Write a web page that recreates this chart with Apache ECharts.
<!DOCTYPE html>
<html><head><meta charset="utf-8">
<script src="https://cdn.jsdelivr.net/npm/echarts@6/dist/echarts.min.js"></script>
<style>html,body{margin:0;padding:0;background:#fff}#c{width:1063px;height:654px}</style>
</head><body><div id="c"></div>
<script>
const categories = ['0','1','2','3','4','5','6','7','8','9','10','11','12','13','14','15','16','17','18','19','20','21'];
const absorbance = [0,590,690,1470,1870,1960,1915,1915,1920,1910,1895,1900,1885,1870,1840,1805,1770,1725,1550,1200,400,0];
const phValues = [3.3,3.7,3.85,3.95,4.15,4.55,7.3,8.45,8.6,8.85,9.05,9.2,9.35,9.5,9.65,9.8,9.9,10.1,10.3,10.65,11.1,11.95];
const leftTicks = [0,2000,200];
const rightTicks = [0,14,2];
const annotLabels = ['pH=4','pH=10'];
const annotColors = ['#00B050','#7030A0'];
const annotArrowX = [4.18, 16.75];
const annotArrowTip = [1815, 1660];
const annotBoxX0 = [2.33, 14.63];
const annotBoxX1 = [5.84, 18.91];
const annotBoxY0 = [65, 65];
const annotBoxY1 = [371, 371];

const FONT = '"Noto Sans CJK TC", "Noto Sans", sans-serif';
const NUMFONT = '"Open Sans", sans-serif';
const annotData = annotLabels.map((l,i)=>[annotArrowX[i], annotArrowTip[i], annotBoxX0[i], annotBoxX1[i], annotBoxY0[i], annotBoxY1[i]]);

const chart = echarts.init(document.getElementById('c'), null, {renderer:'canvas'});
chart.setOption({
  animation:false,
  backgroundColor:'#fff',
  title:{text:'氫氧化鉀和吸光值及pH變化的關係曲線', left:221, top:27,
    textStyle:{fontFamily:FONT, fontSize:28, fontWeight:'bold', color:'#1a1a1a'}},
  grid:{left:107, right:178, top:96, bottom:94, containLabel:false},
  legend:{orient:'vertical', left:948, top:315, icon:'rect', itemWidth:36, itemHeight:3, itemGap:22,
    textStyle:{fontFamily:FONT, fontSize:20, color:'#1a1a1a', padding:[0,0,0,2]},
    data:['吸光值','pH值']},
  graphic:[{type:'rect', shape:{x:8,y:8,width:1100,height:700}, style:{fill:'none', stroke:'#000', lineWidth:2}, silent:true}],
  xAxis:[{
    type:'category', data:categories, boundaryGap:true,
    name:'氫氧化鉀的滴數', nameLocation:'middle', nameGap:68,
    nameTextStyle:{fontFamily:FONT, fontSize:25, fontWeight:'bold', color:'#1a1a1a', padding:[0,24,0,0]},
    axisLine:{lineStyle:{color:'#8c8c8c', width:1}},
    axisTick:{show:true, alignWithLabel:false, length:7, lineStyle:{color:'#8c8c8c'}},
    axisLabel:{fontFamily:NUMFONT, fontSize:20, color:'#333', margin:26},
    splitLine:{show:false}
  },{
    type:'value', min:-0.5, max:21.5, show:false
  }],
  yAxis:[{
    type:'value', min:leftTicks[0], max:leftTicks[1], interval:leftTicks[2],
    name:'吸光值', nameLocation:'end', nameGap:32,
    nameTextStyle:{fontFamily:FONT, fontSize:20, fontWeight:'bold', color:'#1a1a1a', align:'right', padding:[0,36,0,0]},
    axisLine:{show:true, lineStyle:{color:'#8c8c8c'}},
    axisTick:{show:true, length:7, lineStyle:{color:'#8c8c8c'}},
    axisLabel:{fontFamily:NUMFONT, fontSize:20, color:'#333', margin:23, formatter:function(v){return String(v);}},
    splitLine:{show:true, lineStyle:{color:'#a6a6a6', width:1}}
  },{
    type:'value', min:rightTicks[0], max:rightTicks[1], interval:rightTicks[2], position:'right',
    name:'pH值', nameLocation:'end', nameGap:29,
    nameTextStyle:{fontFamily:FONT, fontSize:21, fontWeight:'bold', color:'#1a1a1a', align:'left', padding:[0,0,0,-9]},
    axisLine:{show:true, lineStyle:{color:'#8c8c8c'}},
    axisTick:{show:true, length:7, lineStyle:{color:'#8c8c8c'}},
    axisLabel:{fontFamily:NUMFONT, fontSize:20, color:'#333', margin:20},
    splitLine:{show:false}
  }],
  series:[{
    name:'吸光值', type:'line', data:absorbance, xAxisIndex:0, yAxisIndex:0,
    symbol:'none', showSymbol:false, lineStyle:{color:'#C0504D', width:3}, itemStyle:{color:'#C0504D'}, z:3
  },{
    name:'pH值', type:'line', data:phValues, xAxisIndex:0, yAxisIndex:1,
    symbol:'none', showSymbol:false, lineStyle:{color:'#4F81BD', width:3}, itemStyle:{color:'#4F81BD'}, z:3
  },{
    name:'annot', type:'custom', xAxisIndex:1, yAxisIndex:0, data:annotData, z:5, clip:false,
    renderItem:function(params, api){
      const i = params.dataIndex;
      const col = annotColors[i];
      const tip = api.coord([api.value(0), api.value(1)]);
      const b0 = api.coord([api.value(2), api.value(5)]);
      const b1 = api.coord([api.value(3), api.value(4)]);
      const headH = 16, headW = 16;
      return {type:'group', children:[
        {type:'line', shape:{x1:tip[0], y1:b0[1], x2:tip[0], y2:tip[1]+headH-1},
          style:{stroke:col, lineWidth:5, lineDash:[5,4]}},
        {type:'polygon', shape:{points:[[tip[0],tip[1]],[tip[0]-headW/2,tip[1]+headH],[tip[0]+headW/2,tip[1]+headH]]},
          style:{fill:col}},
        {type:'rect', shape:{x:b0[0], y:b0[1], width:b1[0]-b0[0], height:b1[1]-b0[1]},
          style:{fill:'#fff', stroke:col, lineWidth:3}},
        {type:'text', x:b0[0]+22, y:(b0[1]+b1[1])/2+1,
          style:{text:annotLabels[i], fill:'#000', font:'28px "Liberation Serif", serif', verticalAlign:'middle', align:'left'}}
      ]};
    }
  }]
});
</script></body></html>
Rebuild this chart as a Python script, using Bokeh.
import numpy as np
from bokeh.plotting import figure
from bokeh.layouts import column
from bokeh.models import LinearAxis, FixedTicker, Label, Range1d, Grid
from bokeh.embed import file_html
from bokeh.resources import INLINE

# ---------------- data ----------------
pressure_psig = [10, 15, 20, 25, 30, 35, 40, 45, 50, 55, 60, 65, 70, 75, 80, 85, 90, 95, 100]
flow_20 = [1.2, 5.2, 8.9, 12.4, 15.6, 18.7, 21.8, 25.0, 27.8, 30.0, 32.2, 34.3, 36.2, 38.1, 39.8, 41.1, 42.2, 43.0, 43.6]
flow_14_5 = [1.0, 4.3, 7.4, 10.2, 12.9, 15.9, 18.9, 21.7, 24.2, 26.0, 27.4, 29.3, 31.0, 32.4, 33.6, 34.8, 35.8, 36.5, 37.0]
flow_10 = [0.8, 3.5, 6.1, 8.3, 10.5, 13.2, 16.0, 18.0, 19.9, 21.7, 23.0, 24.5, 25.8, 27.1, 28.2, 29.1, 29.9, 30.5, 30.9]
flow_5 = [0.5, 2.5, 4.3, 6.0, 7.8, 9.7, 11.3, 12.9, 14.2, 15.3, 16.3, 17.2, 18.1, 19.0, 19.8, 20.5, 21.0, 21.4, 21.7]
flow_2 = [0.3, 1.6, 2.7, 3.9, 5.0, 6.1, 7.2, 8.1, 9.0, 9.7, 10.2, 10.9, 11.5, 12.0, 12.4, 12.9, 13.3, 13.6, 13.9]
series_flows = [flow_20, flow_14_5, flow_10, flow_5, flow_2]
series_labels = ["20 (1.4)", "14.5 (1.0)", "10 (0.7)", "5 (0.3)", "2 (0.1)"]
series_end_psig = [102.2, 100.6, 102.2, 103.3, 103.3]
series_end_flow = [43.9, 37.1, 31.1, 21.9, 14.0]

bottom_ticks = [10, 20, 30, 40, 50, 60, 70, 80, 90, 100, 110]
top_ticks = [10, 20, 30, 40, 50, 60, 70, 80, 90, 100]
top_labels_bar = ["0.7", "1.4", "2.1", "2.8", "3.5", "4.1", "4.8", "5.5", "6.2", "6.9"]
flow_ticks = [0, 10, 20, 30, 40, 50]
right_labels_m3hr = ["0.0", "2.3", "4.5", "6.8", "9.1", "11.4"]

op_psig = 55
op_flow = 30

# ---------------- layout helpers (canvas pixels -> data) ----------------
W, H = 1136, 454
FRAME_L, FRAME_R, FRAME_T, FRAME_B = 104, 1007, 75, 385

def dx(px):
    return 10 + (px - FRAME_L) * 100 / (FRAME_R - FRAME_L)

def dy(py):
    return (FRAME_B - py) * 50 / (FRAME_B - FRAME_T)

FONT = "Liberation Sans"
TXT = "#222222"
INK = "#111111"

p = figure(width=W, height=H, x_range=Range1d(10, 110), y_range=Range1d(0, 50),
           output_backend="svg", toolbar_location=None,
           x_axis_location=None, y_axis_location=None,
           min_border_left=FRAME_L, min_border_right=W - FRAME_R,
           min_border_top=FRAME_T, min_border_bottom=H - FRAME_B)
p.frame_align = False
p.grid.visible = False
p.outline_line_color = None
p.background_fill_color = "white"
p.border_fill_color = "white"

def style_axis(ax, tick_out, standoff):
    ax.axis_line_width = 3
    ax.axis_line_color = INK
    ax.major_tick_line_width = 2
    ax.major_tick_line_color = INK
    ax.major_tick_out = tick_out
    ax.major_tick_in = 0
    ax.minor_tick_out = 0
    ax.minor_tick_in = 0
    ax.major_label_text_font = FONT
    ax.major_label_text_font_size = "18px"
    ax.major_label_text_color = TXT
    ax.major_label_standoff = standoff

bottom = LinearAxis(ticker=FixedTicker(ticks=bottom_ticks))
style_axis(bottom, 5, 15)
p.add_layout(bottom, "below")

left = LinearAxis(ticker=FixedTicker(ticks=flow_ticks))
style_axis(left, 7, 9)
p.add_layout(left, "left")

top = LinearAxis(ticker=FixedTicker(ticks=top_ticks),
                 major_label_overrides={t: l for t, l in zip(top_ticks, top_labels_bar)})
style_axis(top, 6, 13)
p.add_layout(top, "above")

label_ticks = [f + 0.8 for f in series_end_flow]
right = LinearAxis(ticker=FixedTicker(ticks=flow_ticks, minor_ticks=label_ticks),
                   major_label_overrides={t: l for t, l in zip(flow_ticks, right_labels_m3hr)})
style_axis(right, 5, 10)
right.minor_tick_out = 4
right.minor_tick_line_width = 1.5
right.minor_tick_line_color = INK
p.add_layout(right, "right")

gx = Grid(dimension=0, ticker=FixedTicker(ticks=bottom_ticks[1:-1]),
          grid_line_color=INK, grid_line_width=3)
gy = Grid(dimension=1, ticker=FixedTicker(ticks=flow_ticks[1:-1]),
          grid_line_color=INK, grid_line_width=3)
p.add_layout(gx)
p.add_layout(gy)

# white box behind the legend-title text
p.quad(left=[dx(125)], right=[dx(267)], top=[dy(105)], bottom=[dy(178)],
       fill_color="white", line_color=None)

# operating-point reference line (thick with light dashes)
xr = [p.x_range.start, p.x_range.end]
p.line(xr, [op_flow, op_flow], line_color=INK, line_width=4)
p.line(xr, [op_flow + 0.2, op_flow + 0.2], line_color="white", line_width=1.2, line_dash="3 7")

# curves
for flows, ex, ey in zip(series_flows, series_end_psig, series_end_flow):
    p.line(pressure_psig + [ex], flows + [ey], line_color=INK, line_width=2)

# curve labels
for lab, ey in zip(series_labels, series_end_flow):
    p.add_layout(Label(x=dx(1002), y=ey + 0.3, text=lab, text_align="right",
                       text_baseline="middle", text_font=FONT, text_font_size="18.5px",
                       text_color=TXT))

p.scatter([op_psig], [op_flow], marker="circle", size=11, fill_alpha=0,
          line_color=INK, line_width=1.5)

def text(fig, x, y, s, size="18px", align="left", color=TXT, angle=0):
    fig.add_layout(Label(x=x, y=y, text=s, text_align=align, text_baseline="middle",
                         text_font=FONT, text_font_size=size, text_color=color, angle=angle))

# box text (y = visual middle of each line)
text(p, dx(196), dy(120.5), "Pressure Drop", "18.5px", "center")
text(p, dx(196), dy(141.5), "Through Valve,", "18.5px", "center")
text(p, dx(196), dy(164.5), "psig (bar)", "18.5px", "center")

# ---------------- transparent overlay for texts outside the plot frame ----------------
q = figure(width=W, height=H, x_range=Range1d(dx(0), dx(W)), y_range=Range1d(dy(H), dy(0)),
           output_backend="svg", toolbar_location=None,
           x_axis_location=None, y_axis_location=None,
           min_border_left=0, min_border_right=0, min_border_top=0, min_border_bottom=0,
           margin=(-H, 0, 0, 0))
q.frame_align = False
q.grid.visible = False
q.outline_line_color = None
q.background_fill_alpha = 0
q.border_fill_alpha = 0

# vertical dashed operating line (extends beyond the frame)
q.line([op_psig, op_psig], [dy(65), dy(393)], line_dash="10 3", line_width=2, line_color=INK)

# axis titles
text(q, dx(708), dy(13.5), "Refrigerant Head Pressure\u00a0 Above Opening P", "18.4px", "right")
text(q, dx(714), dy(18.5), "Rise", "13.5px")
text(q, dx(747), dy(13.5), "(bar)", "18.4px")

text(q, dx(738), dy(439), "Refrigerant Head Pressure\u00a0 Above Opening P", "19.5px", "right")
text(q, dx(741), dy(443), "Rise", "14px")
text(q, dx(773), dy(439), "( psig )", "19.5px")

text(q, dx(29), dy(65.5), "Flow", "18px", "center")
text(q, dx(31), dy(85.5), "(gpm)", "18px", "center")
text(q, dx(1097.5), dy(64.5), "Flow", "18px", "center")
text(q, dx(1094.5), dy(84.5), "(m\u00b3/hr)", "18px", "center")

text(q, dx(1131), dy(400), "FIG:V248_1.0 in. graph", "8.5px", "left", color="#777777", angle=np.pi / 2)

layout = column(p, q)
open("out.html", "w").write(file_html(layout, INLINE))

★ ★ ★ ★ ★

Gather all lines of the records that include the word "script".

<script src="https://cdn.jsdelivr.net/npm/echarts@6/dist/echarts.min.js"></script>
<script>
</script></body></html>
Rebuild this chart as a Python script, using Bokeh.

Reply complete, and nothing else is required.